Do any lines in the data below contain "this"? If so, copy every one of them.

__RECORDS PROVIDED__:
---*---
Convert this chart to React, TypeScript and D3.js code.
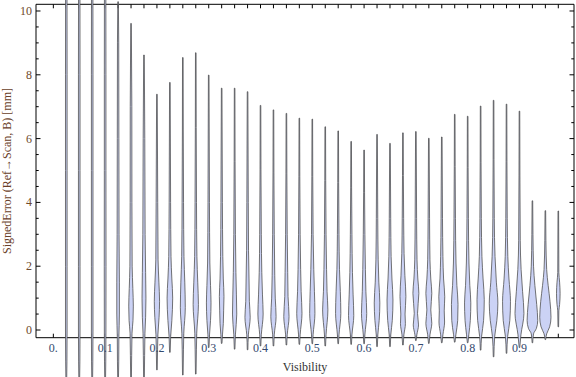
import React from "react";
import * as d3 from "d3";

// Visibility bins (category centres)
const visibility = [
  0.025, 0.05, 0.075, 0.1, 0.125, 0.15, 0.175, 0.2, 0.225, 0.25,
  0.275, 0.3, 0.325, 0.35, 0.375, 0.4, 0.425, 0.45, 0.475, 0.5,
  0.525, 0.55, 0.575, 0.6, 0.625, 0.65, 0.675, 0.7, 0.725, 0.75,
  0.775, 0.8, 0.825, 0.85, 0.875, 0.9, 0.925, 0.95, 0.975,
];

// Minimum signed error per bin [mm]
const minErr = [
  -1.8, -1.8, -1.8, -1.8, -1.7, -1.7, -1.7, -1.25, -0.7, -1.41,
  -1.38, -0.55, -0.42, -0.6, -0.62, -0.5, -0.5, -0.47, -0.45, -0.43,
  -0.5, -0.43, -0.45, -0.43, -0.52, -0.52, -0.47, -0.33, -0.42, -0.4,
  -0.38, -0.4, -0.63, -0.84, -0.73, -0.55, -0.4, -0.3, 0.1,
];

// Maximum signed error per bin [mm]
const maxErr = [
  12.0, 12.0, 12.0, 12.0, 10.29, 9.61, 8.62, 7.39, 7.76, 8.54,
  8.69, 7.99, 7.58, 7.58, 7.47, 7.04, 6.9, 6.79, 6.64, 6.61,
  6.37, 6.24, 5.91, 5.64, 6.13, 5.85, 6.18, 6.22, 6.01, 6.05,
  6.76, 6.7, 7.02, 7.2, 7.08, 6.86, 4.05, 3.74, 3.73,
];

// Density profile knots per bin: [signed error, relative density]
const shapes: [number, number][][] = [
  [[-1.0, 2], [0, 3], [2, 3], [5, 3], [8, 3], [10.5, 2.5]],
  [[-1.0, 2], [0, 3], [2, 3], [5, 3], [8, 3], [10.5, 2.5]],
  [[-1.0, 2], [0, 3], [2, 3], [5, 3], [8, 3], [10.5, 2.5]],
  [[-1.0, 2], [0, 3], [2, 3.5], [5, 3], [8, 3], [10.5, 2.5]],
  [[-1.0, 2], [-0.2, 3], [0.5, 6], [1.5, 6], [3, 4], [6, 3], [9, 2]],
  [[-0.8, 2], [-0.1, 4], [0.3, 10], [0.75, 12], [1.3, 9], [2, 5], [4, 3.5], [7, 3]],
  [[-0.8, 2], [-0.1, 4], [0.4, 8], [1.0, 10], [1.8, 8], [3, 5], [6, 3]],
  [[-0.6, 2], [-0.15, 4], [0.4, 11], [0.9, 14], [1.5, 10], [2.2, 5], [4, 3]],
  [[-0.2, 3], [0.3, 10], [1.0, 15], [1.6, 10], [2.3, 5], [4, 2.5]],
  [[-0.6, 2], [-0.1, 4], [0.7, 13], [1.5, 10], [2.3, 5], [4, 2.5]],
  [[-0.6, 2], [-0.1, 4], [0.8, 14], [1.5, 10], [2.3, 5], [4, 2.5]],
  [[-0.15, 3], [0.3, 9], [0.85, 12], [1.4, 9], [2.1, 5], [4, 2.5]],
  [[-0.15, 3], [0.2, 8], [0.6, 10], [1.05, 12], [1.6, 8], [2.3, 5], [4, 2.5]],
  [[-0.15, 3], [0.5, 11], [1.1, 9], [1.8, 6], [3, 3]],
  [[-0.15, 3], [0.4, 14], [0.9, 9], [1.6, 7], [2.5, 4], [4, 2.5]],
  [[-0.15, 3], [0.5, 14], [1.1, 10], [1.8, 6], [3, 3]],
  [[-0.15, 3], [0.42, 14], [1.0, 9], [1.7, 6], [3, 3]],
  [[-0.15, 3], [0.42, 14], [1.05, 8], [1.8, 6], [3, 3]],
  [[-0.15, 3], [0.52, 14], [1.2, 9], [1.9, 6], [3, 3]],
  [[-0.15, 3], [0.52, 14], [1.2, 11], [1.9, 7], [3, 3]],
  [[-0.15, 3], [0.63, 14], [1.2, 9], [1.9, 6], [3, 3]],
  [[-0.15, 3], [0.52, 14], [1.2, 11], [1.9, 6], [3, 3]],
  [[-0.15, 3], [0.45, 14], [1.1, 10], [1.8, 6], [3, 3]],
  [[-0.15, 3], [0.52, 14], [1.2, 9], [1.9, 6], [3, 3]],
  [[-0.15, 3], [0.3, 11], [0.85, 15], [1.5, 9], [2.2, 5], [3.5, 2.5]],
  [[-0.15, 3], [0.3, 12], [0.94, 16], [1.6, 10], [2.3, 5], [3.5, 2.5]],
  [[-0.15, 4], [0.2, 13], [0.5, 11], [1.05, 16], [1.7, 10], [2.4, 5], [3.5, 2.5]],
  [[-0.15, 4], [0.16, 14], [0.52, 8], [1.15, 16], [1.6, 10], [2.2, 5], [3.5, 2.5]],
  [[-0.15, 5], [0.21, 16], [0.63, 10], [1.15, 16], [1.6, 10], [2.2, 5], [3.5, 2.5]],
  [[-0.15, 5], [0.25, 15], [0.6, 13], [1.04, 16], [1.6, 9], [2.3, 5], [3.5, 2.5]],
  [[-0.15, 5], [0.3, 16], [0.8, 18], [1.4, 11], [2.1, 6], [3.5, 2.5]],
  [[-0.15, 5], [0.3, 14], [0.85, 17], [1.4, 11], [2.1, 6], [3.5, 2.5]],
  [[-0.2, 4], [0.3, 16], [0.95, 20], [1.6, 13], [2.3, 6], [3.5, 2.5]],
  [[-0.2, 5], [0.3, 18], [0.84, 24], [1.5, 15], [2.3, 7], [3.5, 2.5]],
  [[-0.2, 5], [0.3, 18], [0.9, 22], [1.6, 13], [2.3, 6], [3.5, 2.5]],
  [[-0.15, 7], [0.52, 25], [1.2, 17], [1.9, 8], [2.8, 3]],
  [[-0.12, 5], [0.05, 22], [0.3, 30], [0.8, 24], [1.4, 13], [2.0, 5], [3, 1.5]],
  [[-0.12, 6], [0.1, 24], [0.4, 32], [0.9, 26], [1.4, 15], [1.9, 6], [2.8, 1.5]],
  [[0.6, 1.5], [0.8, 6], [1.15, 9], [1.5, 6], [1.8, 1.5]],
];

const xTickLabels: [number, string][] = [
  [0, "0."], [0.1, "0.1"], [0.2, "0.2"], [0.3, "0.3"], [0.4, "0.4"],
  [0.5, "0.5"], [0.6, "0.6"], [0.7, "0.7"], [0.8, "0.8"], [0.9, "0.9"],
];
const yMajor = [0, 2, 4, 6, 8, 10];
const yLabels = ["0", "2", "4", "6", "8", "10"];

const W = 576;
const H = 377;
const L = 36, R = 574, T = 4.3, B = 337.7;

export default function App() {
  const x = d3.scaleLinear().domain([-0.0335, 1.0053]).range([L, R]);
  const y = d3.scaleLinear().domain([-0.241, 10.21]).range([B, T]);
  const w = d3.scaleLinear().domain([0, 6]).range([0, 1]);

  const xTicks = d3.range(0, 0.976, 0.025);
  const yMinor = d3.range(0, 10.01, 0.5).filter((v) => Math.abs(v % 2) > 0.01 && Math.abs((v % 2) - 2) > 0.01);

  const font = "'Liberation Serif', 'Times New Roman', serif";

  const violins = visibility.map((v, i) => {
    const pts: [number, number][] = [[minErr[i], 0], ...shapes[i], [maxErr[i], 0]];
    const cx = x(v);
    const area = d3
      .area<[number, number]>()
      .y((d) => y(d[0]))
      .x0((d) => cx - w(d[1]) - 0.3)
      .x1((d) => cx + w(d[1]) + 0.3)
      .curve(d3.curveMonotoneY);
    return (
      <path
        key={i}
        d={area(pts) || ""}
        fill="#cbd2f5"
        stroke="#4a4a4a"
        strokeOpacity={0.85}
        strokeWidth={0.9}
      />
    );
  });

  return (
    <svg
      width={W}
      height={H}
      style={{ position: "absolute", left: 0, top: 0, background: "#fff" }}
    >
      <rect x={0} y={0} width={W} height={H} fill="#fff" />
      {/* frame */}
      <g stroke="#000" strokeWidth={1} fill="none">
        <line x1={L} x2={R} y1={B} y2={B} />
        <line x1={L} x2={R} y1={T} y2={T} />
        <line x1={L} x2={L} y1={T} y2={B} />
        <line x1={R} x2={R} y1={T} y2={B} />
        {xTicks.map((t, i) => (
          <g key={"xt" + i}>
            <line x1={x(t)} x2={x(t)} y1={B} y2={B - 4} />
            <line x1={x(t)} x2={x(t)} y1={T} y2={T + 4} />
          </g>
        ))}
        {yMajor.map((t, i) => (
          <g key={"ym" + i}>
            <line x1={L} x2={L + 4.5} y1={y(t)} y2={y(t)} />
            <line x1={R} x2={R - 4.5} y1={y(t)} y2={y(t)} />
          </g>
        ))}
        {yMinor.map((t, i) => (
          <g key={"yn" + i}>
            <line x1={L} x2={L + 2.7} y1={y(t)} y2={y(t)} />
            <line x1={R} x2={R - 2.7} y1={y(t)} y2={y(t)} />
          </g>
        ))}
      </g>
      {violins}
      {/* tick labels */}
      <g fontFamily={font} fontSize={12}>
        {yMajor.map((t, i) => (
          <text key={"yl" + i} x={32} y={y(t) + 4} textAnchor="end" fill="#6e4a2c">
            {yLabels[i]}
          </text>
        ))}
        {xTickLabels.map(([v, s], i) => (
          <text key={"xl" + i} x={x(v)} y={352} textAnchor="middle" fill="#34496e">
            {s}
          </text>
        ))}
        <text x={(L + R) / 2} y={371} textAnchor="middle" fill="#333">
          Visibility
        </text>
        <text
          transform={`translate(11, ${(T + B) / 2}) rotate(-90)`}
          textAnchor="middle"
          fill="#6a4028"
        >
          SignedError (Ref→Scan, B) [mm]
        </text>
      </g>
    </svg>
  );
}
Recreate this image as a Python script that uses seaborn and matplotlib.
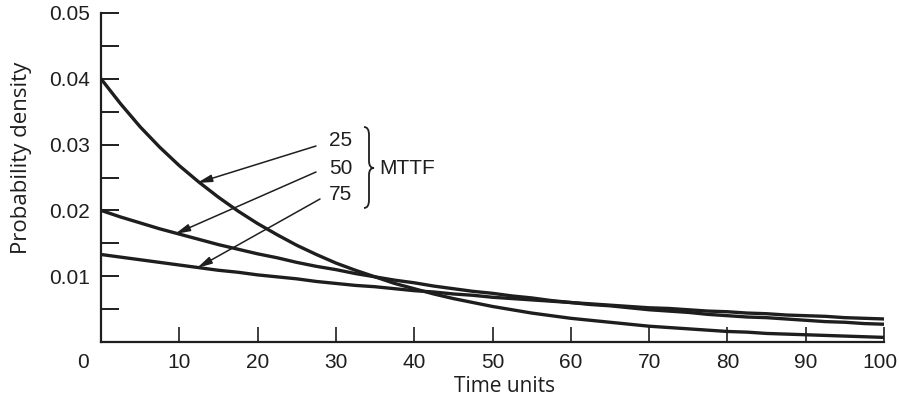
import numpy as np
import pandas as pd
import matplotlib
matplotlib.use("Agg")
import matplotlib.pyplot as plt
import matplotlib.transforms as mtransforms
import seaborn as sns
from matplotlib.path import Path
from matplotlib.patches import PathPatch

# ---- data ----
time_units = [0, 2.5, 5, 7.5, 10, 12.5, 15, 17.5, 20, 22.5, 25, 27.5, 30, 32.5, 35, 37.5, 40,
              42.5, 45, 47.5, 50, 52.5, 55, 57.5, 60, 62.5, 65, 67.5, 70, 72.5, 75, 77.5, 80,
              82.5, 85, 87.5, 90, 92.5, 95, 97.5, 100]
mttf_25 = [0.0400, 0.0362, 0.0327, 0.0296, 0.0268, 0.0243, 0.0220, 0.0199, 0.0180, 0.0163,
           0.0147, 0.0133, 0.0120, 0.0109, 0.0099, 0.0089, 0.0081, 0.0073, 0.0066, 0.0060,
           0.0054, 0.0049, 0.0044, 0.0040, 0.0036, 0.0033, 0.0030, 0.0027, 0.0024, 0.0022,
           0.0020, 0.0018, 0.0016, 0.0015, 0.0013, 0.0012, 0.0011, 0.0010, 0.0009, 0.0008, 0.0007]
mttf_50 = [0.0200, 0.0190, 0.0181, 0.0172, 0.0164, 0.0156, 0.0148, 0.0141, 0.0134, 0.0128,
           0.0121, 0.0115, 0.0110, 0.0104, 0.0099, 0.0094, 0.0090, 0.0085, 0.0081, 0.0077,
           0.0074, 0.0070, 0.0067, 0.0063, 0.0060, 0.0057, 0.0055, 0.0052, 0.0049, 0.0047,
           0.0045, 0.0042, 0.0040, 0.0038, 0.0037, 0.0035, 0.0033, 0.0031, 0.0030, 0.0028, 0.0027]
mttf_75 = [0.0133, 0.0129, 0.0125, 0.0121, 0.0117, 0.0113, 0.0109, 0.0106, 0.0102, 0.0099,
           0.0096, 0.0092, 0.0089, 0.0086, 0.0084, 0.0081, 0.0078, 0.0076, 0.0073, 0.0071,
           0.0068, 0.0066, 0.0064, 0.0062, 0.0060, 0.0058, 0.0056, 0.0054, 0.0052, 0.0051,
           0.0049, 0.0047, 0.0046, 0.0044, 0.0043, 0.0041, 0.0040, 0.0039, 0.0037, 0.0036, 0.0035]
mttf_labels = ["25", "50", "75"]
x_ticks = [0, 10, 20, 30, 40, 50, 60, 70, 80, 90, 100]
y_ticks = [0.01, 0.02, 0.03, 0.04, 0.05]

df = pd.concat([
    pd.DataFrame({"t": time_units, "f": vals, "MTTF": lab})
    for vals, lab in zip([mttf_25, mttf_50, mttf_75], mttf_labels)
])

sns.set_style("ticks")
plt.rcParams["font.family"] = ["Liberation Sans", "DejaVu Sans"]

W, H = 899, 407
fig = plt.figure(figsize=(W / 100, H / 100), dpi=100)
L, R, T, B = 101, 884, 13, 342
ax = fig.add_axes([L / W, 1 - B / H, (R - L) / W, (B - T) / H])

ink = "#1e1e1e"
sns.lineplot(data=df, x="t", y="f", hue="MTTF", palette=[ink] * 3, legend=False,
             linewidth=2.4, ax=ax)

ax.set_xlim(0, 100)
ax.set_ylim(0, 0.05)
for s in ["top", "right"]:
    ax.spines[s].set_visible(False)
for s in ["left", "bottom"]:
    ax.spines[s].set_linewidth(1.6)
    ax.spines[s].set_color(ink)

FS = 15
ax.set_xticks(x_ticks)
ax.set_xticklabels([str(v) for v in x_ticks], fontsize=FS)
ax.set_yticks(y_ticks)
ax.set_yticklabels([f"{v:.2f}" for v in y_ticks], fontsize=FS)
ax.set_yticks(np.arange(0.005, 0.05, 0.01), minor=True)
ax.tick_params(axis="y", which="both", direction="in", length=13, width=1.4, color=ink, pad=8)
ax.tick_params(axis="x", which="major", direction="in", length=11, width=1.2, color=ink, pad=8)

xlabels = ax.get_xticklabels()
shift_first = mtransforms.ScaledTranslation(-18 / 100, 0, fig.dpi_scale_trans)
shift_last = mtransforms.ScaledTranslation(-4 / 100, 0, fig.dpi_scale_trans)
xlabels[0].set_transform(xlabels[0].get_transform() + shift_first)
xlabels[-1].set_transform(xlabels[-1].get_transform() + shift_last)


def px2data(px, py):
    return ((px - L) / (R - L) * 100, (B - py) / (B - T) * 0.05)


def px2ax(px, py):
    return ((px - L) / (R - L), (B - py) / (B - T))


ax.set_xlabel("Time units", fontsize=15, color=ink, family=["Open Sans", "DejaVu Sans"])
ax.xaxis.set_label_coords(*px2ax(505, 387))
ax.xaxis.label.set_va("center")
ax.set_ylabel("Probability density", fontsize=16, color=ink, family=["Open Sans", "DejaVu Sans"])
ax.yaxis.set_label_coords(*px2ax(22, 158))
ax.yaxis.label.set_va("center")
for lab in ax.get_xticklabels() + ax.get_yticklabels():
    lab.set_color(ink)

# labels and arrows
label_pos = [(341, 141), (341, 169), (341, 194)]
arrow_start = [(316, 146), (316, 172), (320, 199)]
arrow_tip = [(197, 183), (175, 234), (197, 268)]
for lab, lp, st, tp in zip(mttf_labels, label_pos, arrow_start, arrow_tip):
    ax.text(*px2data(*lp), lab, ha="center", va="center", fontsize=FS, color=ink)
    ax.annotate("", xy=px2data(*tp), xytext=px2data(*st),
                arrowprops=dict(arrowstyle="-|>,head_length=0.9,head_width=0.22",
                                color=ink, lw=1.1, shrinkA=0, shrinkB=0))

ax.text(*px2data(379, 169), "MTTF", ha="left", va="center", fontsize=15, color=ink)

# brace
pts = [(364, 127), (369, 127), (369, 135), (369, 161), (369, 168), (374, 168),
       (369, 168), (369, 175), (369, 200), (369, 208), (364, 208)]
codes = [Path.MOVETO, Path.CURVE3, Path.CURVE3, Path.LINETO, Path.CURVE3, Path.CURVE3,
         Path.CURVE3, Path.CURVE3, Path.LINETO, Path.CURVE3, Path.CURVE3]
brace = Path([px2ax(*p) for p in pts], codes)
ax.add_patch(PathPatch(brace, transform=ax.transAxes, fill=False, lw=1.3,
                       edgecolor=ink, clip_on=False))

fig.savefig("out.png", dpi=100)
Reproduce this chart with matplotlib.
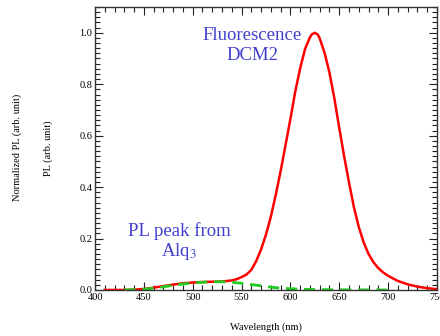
---*---
__RESPONSE__:
Convert this chart to React, TypeScript and D3.js code.
Recreate this image as a Python script that uses seaborn and matplotlib.
Reproduce this chart with matplotlib.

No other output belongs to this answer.